===== DATA EXCERPT
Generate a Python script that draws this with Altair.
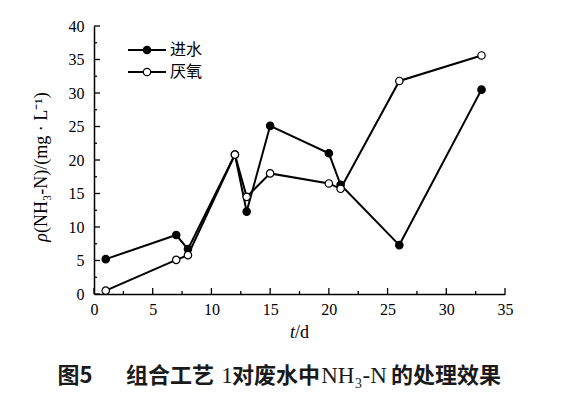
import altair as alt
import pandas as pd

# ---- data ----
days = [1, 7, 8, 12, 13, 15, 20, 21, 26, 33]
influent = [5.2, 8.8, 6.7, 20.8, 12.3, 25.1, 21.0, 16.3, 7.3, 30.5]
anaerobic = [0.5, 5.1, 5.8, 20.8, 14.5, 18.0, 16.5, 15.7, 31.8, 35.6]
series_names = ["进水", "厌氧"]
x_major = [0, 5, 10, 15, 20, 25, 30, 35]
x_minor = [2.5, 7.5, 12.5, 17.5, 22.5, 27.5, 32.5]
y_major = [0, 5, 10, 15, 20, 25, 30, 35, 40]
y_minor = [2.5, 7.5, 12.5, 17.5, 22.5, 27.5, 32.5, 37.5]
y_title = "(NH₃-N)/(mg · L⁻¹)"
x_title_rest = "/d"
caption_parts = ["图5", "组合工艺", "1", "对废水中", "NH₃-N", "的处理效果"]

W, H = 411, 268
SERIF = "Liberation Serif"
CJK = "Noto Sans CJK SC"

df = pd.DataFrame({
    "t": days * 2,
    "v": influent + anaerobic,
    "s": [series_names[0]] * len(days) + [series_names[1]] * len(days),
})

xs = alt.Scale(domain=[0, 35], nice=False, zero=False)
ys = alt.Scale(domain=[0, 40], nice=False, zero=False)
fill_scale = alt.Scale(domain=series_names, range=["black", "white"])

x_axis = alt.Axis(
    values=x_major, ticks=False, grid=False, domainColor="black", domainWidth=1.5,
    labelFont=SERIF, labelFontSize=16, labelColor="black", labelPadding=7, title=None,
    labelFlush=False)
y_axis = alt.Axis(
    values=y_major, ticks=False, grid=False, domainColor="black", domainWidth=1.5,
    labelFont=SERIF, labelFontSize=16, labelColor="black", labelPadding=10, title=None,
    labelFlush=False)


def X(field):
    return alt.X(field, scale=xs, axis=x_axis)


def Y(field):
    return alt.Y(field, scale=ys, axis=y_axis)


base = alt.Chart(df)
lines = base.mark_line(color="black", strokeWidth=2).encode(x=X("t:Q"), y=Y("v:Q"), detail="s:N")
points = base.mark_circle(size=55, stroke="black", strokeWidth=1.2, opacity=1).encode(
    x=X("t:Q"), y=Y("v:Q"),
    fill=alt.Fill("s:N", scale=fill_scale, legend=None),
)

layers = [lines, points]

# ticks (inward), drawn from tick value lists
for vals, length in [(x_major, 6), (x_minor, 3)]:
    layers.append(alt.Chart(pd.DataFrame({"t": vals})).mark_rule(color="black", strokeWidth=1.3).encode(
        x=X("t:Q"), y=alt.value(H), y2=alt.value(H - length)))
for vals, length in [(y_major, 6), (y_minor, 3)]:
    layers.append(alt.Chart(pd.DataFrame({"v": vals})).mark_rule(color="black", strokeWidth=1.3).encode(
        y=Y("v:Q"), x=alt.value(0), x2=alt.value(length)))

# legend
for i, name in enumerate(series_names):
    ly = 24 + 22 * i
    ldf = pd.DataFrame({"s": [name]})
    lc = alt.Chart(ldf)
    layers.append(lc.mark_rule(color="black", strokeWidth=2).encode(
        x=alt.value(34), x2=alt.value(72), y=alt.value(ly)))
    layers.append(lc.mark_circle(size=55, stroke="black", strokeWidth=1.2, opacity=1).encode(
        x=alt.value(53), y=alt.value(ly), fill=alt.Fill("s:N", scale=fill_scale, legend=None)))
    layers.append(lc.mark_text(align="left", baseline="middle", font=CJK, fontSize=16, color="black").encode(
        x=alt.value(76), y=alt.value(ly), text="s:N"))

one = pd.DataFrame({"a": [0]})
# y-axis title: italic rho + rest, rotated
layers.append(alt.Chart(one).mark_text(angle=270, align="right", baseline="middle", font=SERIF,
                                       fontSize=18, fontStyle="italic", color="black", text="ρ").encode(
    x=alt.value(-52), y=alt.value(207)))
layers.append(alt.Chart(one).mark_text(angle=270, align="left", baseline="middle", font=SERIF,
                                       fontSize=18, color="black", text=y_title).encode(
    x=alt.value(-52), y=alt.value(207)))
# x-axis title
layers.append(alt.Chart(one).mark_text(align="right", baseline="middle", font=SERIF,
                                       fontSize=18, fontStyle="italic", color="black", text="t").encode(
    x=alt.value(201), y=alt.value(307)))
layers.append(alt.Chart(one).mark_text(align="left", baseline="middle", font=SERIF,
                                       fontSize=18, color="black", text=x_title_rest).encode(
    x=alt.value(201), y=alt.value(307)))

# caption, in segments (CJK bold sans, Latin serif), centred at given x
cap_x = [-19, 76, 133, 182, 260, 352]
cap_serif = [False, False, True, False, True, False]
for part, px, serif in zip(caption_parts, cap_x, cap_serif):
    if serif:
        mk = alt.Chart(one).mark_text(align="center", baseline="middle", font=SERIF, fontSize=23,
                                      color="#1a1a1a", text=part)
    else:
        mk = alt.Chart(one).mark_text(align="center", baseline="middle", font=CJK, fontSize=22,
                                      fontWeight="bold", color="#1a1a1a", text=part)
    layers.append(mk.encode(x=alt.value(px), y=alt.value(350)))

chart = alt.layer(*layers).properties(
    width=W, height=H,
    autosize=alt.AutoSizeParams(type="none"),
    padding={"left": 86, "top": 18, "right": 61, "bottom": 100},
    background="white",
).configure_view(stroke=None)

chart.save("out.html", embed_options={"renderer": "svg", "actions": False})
==========
- WHAT NEEDS TO BE DONE
Without the pictures, print the whole listing exactly as given.

- RESULT
Generate a Python script that draws this with Altair.
import altair as alt
import pandas as pd

# ---- data ----
days = [1, 7, 8, 12, 13, 15, 20, 21, 26, 33]
influent = [5.2, 8.8, 6.7, 20.8, 12.3, 25.1, 21.0, 16.3, 7.3, 30.5]
anaerobic = [0.5, 5.1, 5.8, 20.8, 14.5, 18.0, 16.5, 15.7, 31.8, 35.6]
series_names = ["进水", "厌氧"]
x_major = [0, 5, 10, 15, 20, 25, 30, 35]
x_minor = [2.5, 7.5, 12.5, 17.5, 22.5, 27.5, 32.5]
y_major = [0, 5, 10, 15, 20, 25, 30, 35, 40]
y_minor = [2.5, 7.5, 12.5, 17.5, 22.5, 27.5, 32.5, 37.5]
y_title = "(NH₃-N)/(mg · L⁻¹)"
x_title_rest = "/d"
caption_parts = ["图5", "组合工艺", "1", "对废水中", "NH₃-N", "的处理效果"]

W, H = 411, 268
SERIF = "Liberation Serif"
CJK = "Noto Sans CJK SC"

df = pd.DataFrame({
    "t": days * 2,
    "v": influent + anaerobic,
    "s": [series_names[0]] * len(days) + [series_names[1]] * len(days),
})

xs = alt.Scale(domain=[0, 35], nice=False, zero=False)
ys = alt.Scale(domain=[0, 40], nice=False, zero=False)
fill_scale = alt.Scale(domain=series_names, range=["black", "white"])

x_axis = alt.Axis(
    values=x_major, ticks=False, grid=False, domainColor="black", domainWidth=1.5,
    labelFont=SERIF, labelFontSize=16, labelColor="black", labelPadding=7, title=None,
    labelFlush=False)
y_axis = alt.Axis(
    values=y_major, ticks=False, grid=False, domainColor="black", domainWidth=1.5,
    labelFont=SERIF, labelFontSize=16, labelColor="black", labelPadding=10, title=None,
    labelFlush=False)


def X(field):
    return alt.X(field, scale=xs, axis=x_axis)


def Y(field):
    return alt.Y(field, scale=ys, axis=y_axis)


base = alt.Chart(df)
lines = base.mark_line(color="black", strokeWidth=2).encode(x=X("t:Q"), y=Y("v:Q"), detail="s:N")
points = base.mark_circle(size=55, stroke="black", strokeWidth=1.2, opacity=1).encode(
    x=X("t:Q"), y=Y("v:Q"),
    fill=alt.Fill("s:N", scale=fill_scale, legend=None),
)

layers = [lines, points]

# ticks (inward), drawn from tick value lists
for vals, length in [(x_major, 6), (x_minor, 3)]:
    layers.append(alt.Chart(pd.DataFrame({"t": vals})).mark_rule(color="black", strokeWidth=1.3).encode(
        x=X("t:Q"), y=alt.value(H), y2=alt.value(H - length)))
for vals, length in [(y_major, 6), (y_minor, 3)]:
    layers.append(alt.Chart(pd.DataFrame({"v": vals})).mark_rule(color="black", strokeWidth=1.3).encode(
        y=Y("v:Q"), x=alt.value(0), x2=alt.value(length)))

# legend
for i, name in enumerate(series_names):
    ly = 24 + 22 * i
    ldf = pd.DataFrame({"s": [name]})
    lc = alt.Chart(ldf)
    layers.append(lc.mark_rule(color="black", strokeWidth=2).encode(
        x=alt.value(34), x2=alt.value(72), y=alt.value(ly)))
    layers.append(lc.mark_circle(size=55, stroke="black", strokeWidth=1.2, opacity=1).encode(
        x=alt.value(53), y=alt.value(ly), fill=alt.Fill("s:N", scale=fill_scale, legend=None)))
    layers.append(lc.mark_text(align="left", baseline="middle", font=CJK, fontSize=16, color="black").encode(
        x=alt.value(76), y=alt.value(ly), text="s:N"))

one = pd.DataFrame({"a": [0]})
# y-axis title: italic rho + rest, rotated
layers.append(alt.Chart(one).mark_text(angle=270, align="right", baseline="middle", font=SERIF,
                                       fontSize=18, fontStyle="italic", color="black", text="ρ").encode(
    x=alt.value(-52), y=alt.value(207)))
layers.append(alt.Chart(one).mark_text(angle=270, align="left", baseline="middle", font=SERIF,
                                       fontSize=18, color="black", text=y_title).encode(
    x=alt.value(-52), y=alt.value(207)))
# x-axis title
layers.append(alt.Chart(one).mark_text(align="right", baseline="middle", font=SERIF,
                                       fontSize=18, fontStyle="italic", color="black", text="t").encode(
    x=alt.value(201), y=alt.value(307)))
layers.append(alt.Chart(one).mark_text(align="left", baseline="middle", font=SERIF,
                                       fontSize=18, color="black", text=x_title_rest).encode(
    x=alt.value(201), y=alt.value(307)))

# caption, in segments (CJK bold sans, Latin serif), centred at given x
cap_x = [-19, 76, 133, 182, 260, 352]
cap_serif = [False, False, True, False, True, False]
for part, px, serif in zip(caption_parts, cap_x, cap_serif):
    if serif:
        mk = alt.Chart(one).mark_text(align="center", baseline="middle", font=SERIF, fontSize=23,
                                      color="#1a1a1a", text=part)
    else:
        mk = alt.Chart(one).mark_text(align="center", baseline="middle", font=CJK, fontSize=22,
                                      fontWeight="bold", color="#1a1a1a", text=part)
    layers.append(mk.encode(x=alt.value(px), y=alt.value(350)))

chart = alt.layer(*layers).properties(
    width=W, height=H,
    autosize=alt.AutoSizeParams(type="none"),
    padding={"left": 86, "top": 18, "right": 61, "bottom": 100},
    background="white",
).configure_view(stroke=None)

chart.save("out.html", embed_options={"renderer": "svg", "actions": False})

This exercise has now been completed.